Query params has a limitation on length that the server will accept, not ideal for large state.

I would suggest instead caching the state on the browser local storage and then loading via hooks on page load.

Less server resource utilisation in event you need to scale and you offload storage to the client. If there are breaking changes (such as changing key types) , you can also safely migrate or adjust the cached state with some migration logic, or simply drop them.

well you would not store Ecto structs in there for example, you should be storing only the minimum necessary. I just realized the question says “persist the full content of assigns somewhere”, and it is true that you would not do this for URL params.

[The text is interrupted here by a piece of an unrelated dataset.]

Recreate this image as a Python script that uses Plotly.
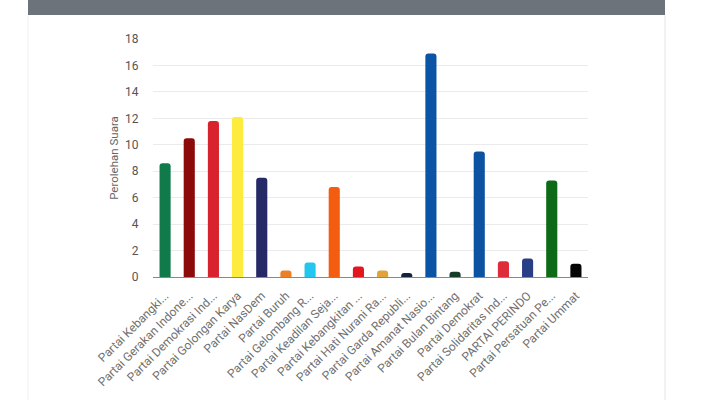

For URL params you only want to add the pieces that are required for the server to restore the parts of the socket assigns that you wish to restore. Anything that does not belong to the socket assigns should not be calculated from URL params. Also you should only store state that is created due to the client-state, you do not want to store anything that should not leave the server.

What is the limitation on length?

The article is interesting, seems very robust with the small downside that it makes code a bit more complex and the initial page load is going to take an extra roundtrip to restore the state, this may or may not create a bit of a janky first-page load.

I believe you would be better served by an ETS cache in some scenarios, due to simplicity.